C’est ce montage - et le fait que la nouvelle animatrice soit la soeur d’un élu - qui a suscité un désaccord au sein du conseil d’administration. Forcément, la situation donne du grain à moudre à ceux qui jugent les coprésidents trop proches de la mairie… « Si augmentation de subvention il y a, il faut qu’elle serve au financement d’activités supplémentaires de l’association, pas au salaire de l’animatrice, estime l’un des démissionnaires, Aymeric Salanson. Le CV de cette personne me semble surdimensionné par rapport au poste, qui devient trop onéreux. De plus, on n’a aucune garantie sur la pérennité de la subvention. On est pieds et poings liés avec la mairie. Je n’ai rien contre celle-ci, mais il faut savoir garder ses distances. L’association doit travailler avec la municipalité, pas pour la municipalité. Chacun son job. »
Autre point sensible, la procédure de recrutement. « Les présidents ont toute autorité pour embaucher… mais il est vrai qu’on a été mis devant le fait accompli » , convient Hervé Godest, autre démissionnaire. « Le poste n’a pas été ouvert, il a été attribué. Ça s’est fait en catimini et ça me dérange » , indique Aymeric Salanson.
Pour autant, Maxime Jullien, coprésident, réfute tout « copinage » (lire ci-dessous). S’il a sollicité la mairie, ce n’est qu’après avoir discuté avec la personne pressentie, qui souhaitait un temps plein. De son côté, Olivier Bobigeat, élu chargé du commerce, nie également toute intervention dans le recrutement, de sa part ou de la part d’autres élus. « Les présidents ont fait leur choix en toute indépendance. » Il se défend d’ailleurs de vouloir mettre l’association sous sa coupe. Simplement, la signature d’une convention lui paraît naturelle à ce « niveau de subvention » .

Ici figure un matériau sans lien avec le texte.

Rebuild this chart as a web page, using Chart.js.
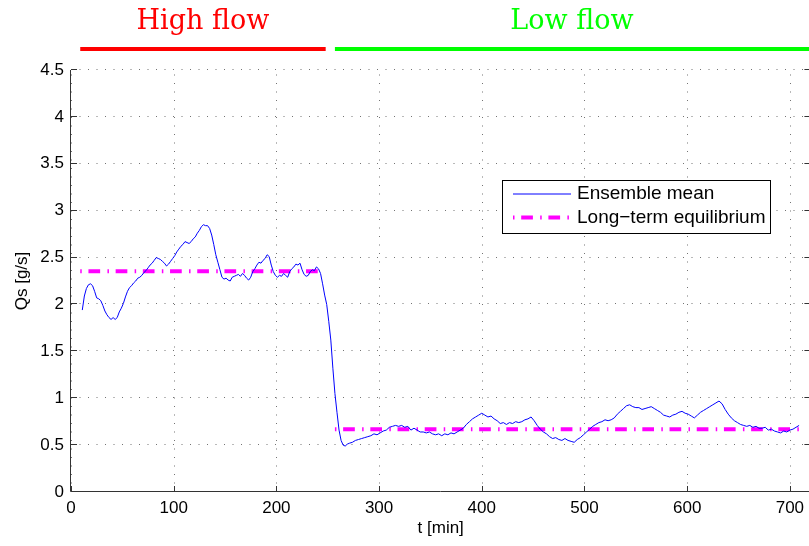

Il n’empêche que la nouvelle animatrice oeuvrera bien pour la Ville. « Sur des missions précises » , dit l’élu. « L’association ne représente pas tous les commerçants. Le fait de la détacher sur des actions Coeur de ville, ce n’est pas incongru. Nous répondons à la fois aux besoins de l’association et à une situation pas simple, celle des centres villes. »
Des missions précises
Que lui demandera exactement la mairie ? Principalement des études d’impact nécessaires, par exemple, à des demandes de subventions (Fisac, Région) ou au classement de Dinan en ville touristique. Afin d’appliquer la taxe sur les friches commerciales, « on a aussi besoin de répertorier les pas-de-porte non occupés ». Pour toutes ces tâches, « on avait un manque à la mairie, mais cela n’aurait pas occupé un poste à temps plein ** » , précise Olivier Bobigeat.

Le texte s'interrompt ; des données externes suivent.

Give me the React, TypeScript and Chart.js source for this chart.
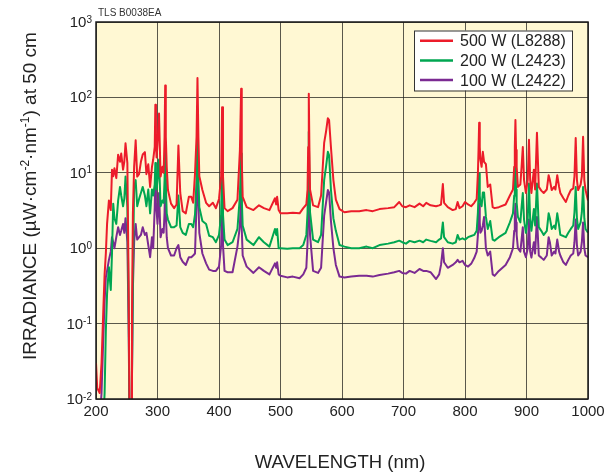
import React, { useEffect, useRef } from 'react';
import { Chart, registerables } from 'chart.js';

Chart.register(...registerables);

// ---- Data ----
const wavelengths = [
  200, 202, 206, 209, 212, 214, 216, 218, 221, 224,
  226, 228, 230, 233, 236, 239, 241, 244, 246, 248,
  251, 253, 254.5, 257, 258.5, 260, 262, 264.5, 267, 270,
  273, 276, 279.5, 282, 285, 288, 291, 293, 295.5, 296.5, 297.5, 298.5,
  300, 302.5, 305, 308, 310, 311.5, 312.5, 313.5, 315, 317, 322, 327,
  331, 334, 337, 341, 346, 351, 355, 358, 361, 363.5, 365, 366.5,
  368, 373, 379, 384, 390, 395, 400, 403.5, 405, 406.5, 409, 414,
  422, 430, 434, 436, 437, 438.5, 445, 456, 465, 473, 482,
  491, 493, 494.5, 497, 500, 511, 520, 531, 537, 542,
  544, 545, 546, 547, 548, 553, 561, 566, 571, 574, 577, 579,
  582, 586, 590, 596, 604, 615, 628, 640, 650, 661,
  675, 685, 693, 698, 704, 710, 718, 726, 732, 737,
  744, 753, 758, 761, 764, 766, 772, 780, 785, 788,
  791, 796, 800, 805, 810, 815, 819, 821, 822, 823, 824, 825,
  827, 829, 831, 834, 837, 841, 845, 848, 855, 866,
  873, 878, 880, 881, 882, 883, 884, 886, 890, 892, 894, 896,
  899, 902, 904, 906, 908, 912, 914, 917, 920, 924,
  928, 933, 936, 938, 941, 945, 947, 950, 953, 955,
  960, 964, 968, 972, 976, 978, 980, 982, 984, 988,
  990, 992, 994, 996, 1000,
];

const irr500W = [
  0.03, 0.014, 0.012, 0.03, 0.16, 0.45, 0.85, 2.1, 4.3, 3.2,
  11, 9, 11.5, 8.5, 17.4, 14, 18, 11, 14, 24.6,
  13.4, 0.37, 0.006, 0.006, 0.13, 2.9, 12, 27, 8.9, 9.6,
  14, 17.5, 18.8, 9.6, 13, 6.5, 12, 15, 22, 80, 25, 16,
  24, 61, 8.9, 12, 10, 30, 144, 30, 12, 5.9, 3.9, 3.4,
  3.8, 23, 5.4, 3.1, 2.9, 4.8, 4.8, 4.0, 9.8, 30, 181, 30,
  9, 5.9, 4.0, 3.6, 4.0, 3.4, 4.5, 9, 74, 9, 3.4, 3.1,
  3.4, 4.4, 20, 130, 16, 4.8, 3.5, 3.2, 3.7, 3.4, 3.2,
  4.6, 3.8, 4.8, 3.2, 2.9, 2.9, 2.95, 2.9, 3.4, 3.8,
  6, 22, 112, 22, 6, 3.7, 3.5, 5, 25, 35, 53, 50,
  22, 8, 4.4, 3.3, 3.0, 3.1, 3.1, 3.2, 3.1, 3.3,
  3.4, 3.5, 4.1, 3.6, 3.5, 3.7, 3.5, 3.9, 3.6, 4.0,
  3.7, 3.6, 3.7, 3.8, 7.1, 4, 3.5, 3.2, 3.3, 4.1,
  3.4, 3.6, 4.1, 3.8, 3.6, 4.0, 4.5, 10, 20, 46, 22, 15,
  12, 19, 14, 13, 6.5, 7, 3.5, 3.4, 3.5, 3.8,
  5, 6, 12, 22, 50, 20, 12, 6.5, 7, 12, 22, 8,
  5.4, 8, 27.5, 8, 5.4, 11, 6, 34, 6.5, 5.8,
  5.4, 6, 9.3, 8, 5.9, 6.5, 6, 9.3, 6.5, 5.4,
  4.6, 4.1, 5, 5.9, 6.2, 9, 29, 8, 5.9, 7,
  9, 30, 8, 5.9, 4.3,
];

const irr200W = [
  0.005, 0.005, 0.005, 0.005, 0.005, 0.012, 0.08, 0.25, 0.56, 0.28,
  0.85, 3.9, 2.5, 2.1, 4.3, 6.5, 5, 3.6, 4.5, 8.9,
  3.5, 0.2, 0.005, 0.005, 0.02, 0.5, 6.5, 8, 3.6, 4.5,
  5.4, 6.5, 5, 3.6, 6, 2.9, 6, 5, 7, 13.5, 8, 6,
  8, 15, 3.6, 4.3, 4, 8, 22, 7, 2.9, 2.4, 1.9, 1.9,
  2.0, 5, 1.9, 1.6, 1.5, 2.1, 2.1, 1.9, 2.8, 8, 35, 8,
  3.5, 2.3, 2.1, 1.46, 1.4, 1.2, 1.5, 2.8, 13, 2.8, 1.3, 1.1,
  1.2, 1.8, 5, 18, 4.5, 2, 1.3, 1.1, 1.4, 1.2, 1.05,
  1.8, 1.5, 1.8, 1.0, 1.0, 0.98, 1.0, 1.0, 1.1, 1.5,
  3, 8, 35, 8, 3, 1.3, 1.2, 1.5, 8, 12, 19, 17,
  6, 2.5, 1.7, 1.1, 1.05, 1.0, 1.0, 1.05, 1.0, 1.1,
  1.15, 1.2, 1.26, 1.2, 1.15, 1.25, 1.2, 1.26, 1.2, 1.3,
  1.25, 1.2, 1.3, 1.35, 2.2, 1.4, 1.2, 1.15, 1.2, 1.5,
  1.3, 1.35, 1.3, 1.4, 1.45, 1.5, 1.7, 3, 5, 9.7, 5, 4,
  3.6, 5.5, 5.5, 2.6, 1.8, 2.3, 1.3, 1.26, 1.4, 1.6,
  2.2, 2.9, 5, 7, 15, 6, 4, 2.6, 2.2, 3.5, 5.4, 2.4,
  1.6, 2.5, 7.2, 2.4, 1.7, 3.3, 2, 7.2, 1.9, 1.7,
  1.5, 1.7, 2.9, 2.5, 1.8, 2, 1.8, 2.9, 2, 1.5,
  1.45, 1.4, 1.6, 1.8, 2, 3, 6.5, 2.5, 1.8, 2.2,
  3, 6.5, 2.5, 1.8, 1.6,
];

const irr100W = [
  0.005, 0.005, 0.005, 0.012, 0.07, 0.2, 0.41, 0.5, 0.7, 0.9,
  1.4, 1.2, 1.0, 1.4, 1.9, 1.5, 1.7, 2.1, 1.6, 2.5,
  1.2, 0.1, 0.005, 0.005, 0.02, 0.3, 1.2, 2.1, 1.3, 1.4,
  1.5, 1.9, 1.5, 1.6, 1.1, 0.76, 1.4, 1.0, 3.5, 8.9, 4, 3.2,
  2.1, 5.4, 1.4, 1.8, 1.6, 3, 8, 3, 1.4, 1.0, 0.8, 0.8,
  1.0, 1.1, 0.76, 0.66, 0.6, 0.76, 0.76, 0.8, 0.85, 4, 17, 4,
  1.6, 0.85, 0.63, 0.52, 0.5, 0.5, 0.57, 1.1, 5, 1.1, 0.5, 0.48,
  0.48, 1.05, 2, 6, 1.8, 0.8, 0.57, 0.47, 0.56, 0.5, 0.45,
  0.63, 0.55, 0.65, 0.45, 0.43, 0.41, 0.42, 0.4, 0.45, 0.55,
  1.2, 3.5, 15, 3.5, 1.5, 0.5, 0.47, 0.55, 2.7, 4, 5.9, 5.5,
  2.3, 1, 0.6, 0.42, 0.41, 0.42, 0.43, 0.43, 0.42, 0.44,
  0.46, 0.48, 0.5, 0.47, 0.46, 0.5, 0.47, 0.53, 0.5, 0.5,
  0.48, 0.39, 0.45, 0.6, 1.0, 0.65, 0.55, 0.6, 0.65, 0.7,
  0.65, 0.68, 0.6, 0.57, 0.62, 0.74, 0.9, 1.5, 2.2, 3.9, 2.2, 1.6,
  1.7, 2.0, 2.6, 1.0, 0.8, 0.9, 0.45, 0.43, 0.5, 0.6,
  0.76, 1.0, 1.7, 2.5, 3.9, 2.2, 1.5, 1.0, 0.9, 1.3, 1.9, 0.9,
  0.76, 1.0, 2.4, 0.9, 0.75, 1.2, 0.85, 2.6, 0.8, 0.75,
  0.7, 0.8, 1.4, 1.2, 0.8, 0.9, 0.85, 1.3, 0.9, 0.8,
  0.65, 0.6, 0.7, 0.8, 0.85, 1.2, 2.4, 1.1, 0.8, 0.9,
  1.2, 2.2, 1.0, 0.8, 0.76,
];

const seriesLabels = ['500 W (L8288)', '200 W (L2423)', '100 W (L2422)'];
const seriesColors = ['#EC1C2A', '#00A651', '#7B2A92'];

const yTickValues = [0.01, 0.1, 1, 10, 100, 1000];
const yTickExponents = ['-2', '-1', '0', '1', '2', '3'];

const docCode = 'TLS B0038EA';
const xTitle = 'WAVELENGTH (nm)';
const yTitleParts = [
  { text: 'IRRADIANCE (µW·cm', sup: false },
  { text: '-2', sup: true },
  { text: '·nm', sup: false },
  { text: '-1', sup: true },
  { text: ') at 50 cm', sup: false },
];

// ---- Styling ----
const FONT = '"Liberation Sans", Arial, Helvetica, sans-serif';
const PLOT_BG = '#FFF8D3';
const GRID = 'rgba(35,35,30,0.75)';
const TEXT = '#222222';

const decorPlugin = {
  id: 'decor',
  beforeDraw(chart: any) {
    const { ctx, chartArea: a } = chart;
    ctx.save();
    ctx.fillStyle = PLOT_BG;
    ctx.fillRect(a.left, a.top, a.right - a.left, a.bottom - a.top);
    ctx.restore();
  },
  afterDraw(chart: any) {
    const { ctx, chartArea: a, scales } = chart;
    ctx.save();

    // plot frame
    ctx.strokeStyle = '#1a1a1a';
    ctx.lineWidth = 1.5;
    ctx.strokeRect(a.left, a.top, a.right - a.left, a.bottom - a.top);

    // y tick labels: 10 with superscript exponent
    const ys = scales.y;
    ctx.fillStyle = TEXT;
    ctx.textBaseline = 'alphabetic';
    ctx.textAlign = 'left';
    const right = a.left - 4;
    yTickValues.forEach((v, i) => {
      const py = ys.getPixelForValue(v);
      const exp = yTickExponents[i];
      ctx.font = `10px ${FONT}`;
      const sw = ctx.measureText(exp).width;
      ctx.font = `15px ${FONT}`;
      const bw = ctx.measureText('10').width;
      ctx.fillText('10', right - sw - bw, py + 5);
      ctx.font = `10px ${FONT}`;
      ctx.fillText(exp, right - sw, py + 0.5);
    });

    // doc code
    ctx.font = `10px ${FONT}`;
    ctx.fillStyle = '#333';
    ctx.fillText(docCode, a.left + 2, 16);

    // x title
    ctx.fillStyle = TEXT;
    ctx.font = `18.5px ${FONT}`;
    ctx.textAlign = 'center';
    ctx.fillText(xTitle, (a.left + a.right) / 2 - 2, 468);

    // y title (rotated, with superscripts)
    ctx.save();
    ctx.translate(35.5, 196);
    ctx.rotate(-Math.PI / 2);
    ctx.textAlign = 'left';
    const mainFont = `19px ${FONT}`;
    const supFont = `12px ${FONT}`;
    let total = 0;
    const widths = yTitleParts.map((p) => {
      ctx.font = p.sup ? supFont : mainFont;
      const w = ctx.measureText(p.text).width;
      total += w;
      return w;
    });
    let x = -total / 2;
    yTitleParts.forEach((p, i) => {
      ctx.font = p.sup ? supFont : mainFont;
      ctx.fillText(p.text, x, p.sup ? -7 : 0);
      x += widths[i];
    });
    ctx.restore();

    // legend box
    const lx = 414, ly = 30.5, lw = 158, lh = 60;
    ctx.fillStyle = '#ffffff';
    ctx.fillRect(lx, ly, lw, lh);
    ctx.strokeStyle = '#333';
    ctx.lineWidth = 1;
    ctx.strokeRect(lx + 0.5, ly + 0.5, lw, lh);
    ctx.font = `16px ${FONT}`;
    ctx.textAlign = 'left';
    ctx.textBaseline = 'middle';
    chart.data.datasets.forEach((ds: any, i: number) => {
      const yy = 40.7 + i * 19.7;
      ctx.strokeStyle = ds.borderColor;
      ctx.lineWidth = 2.5;
      ctx.beginPath();
      ctx.moveTo(420, yy);
      ctx.lineTo(453, yy);
      ctx.stroke();
      ctx.fillStyle = TEXT;
      ctx.fillText(ds.label, 460, yy + 1);
    });

    ctx.restore();
  },
};

export default function App() {
  const ref = useRef<HTMLCanvasElement>(null);

  useEffect(() => {
    const canvas = ref.current;
    if (!canvas) return;
    const mk = (vals: number[]) => wavelengths.map((x, i) => ({ x, y: vals[i] }));
    const seriesValues = [irr500W, irr200W, irr100W];
    const chart = new Chart(canvas, {
      type: 'line',
      data: {
        datasets: seriesValues.map((vals, i) => ({
          label: seriesLabels[i],
          data: mk(vals),
          borderColor: seriesColors[i],
          backgroundColor: seriesColors[i],
          borderWidth: 2,
          borderJoinStyle: 'round',
          pointRadius: 0,
          tension: 0,
          clip: 0,
        })),
      },
      options: {
        responsive: false,
        animation: false,
        devicePixelRatio: 1,
        layout: { padding: { top: 22, right: 26, left: 0, bottom: 0 } },
        plugins: {
          legend: { display: false },
          tooltip: { enabled: false },
        },
        scales: {
          x: {
            type: 'linear',
            min: 200,
            max: 1000,
            ticks: {
              stepSize: 100,
              autoSkip: false,
              maxRotation: 0,
              padding: 4,
              color: TEXT,
              font: { size: 15, family: FONT },
              callback: (v: any) => String(v),
            },
            grid: { color: GRID, lineWidth: 1, drawTicks: false },
            border: { display: false },
            afterFit: (s: any) => {
              s.height = 73;
            },
          },
          y: {
            type: 'logarithmic',
            min: 0.01,
            max: 1000,
            ticks: { display: false },
            grid: { color: GRID, lineWidth: 1, drawTicks: false },
            border: { display: false },
            afterBuildTicks: (s: any) => {
              s.ticks = yTickValues.map((v) => ({ value: v }));
            },
            afterFit: (s: any) => {
              s.width = 96;
            },
          },
        },
      } as any,
      plugins: [decorPlugin],
    });
    return () => chart.destroy();
  }, []);

  return (
    <div style={{ position: 'fixed', left: 0, top: 0, width: 614, height: 472, background: '#ffffff' }}>
      <canvas ref={ref} width={614} height={472} style={{ display: 'block' }} />
    </div>
  );
}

Lequel ne s’inquiète pas, d’ailleurs, pour l’avenir de l’association des commerçants. « Le débat semble s’être un peu passionné au sein du bureau. Certains n’ont pas pris de recul pour analyser la situation. Ce n’est pas parce qu’on finance 4 heures de plus que ça remet en question l’indépendance de l’association. On donne de l’importance à un problème qui va passer. Il est urgent d’attendre avant de s’inquiéter. »
* Aymeric Salanson, Hervé Godest, Hervé Lachiver, Laurence Albert, Anita Robert, Sophie Guépin.
** A noter que la Ville a, par ailleurs, recruté une personne qui est chargée à la fois de la mise en place de l’Agenda 21, de la redensification de l’habitat de centre-ville, de l’aménagement urbain et du cheminement piéton. « Une de ses missions sera donc de créer les conditions favorables à l’accès aux commerces du centre-ville » , indique Olivier Bobigeat.